The prestigious American Academy of Arts and Letters has announced eight new inductees, including historian Robert Caro, New Yorker humorist Calvin Trillin and poet Paul Muldoon. Founded in 1898, the academy is "an honor society of 250 architects, composers, artists, and writers," according to its web site, with new members voted in as "vacancies occur." The academy’s goal is to "foster, assist, and sustain excellence" in the arts. Last year, Mr. Trillin released a best-selling memoir about his late wife, Alice Trillin based on the New Yorker essay that "seemed to trip some kind of secret wire in urban romantics’ hearts," wrote the Observer’s Lizzy Ratner. And Mr. Caro, he of The Power Broker fame, is a two-time Pulitzer Prize winner and wrote a multivolume series on Lyndon Johnson. More inductees, courtesy of the Associated Press, after the jump.
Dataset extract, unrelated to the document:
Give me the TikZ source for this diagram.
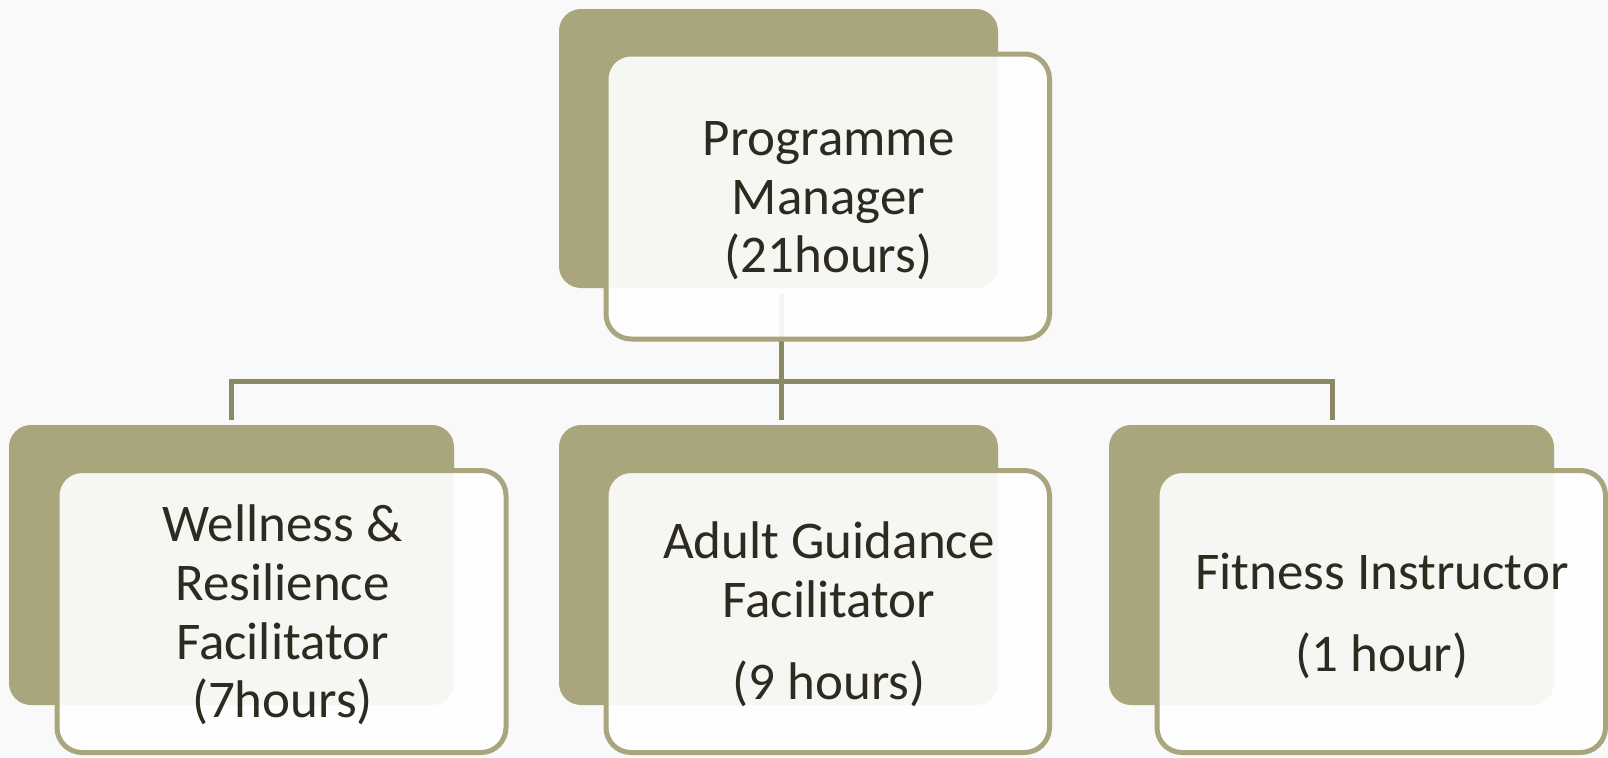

Other inductees include fiction writer-essayist Joy Williams, artists Ursula von Rydingsvard and John Baldessari, African scholar Kwame Anthony Appiah and Shakespeare scholar Stephen Greenblatt. Gold medals for lifetime achievement will be presented to historian Edmund S. Morgan and architect Richard Meier.
Previous medal winners include Frank Gehry, Edith Wharton and Leonard Bernstein.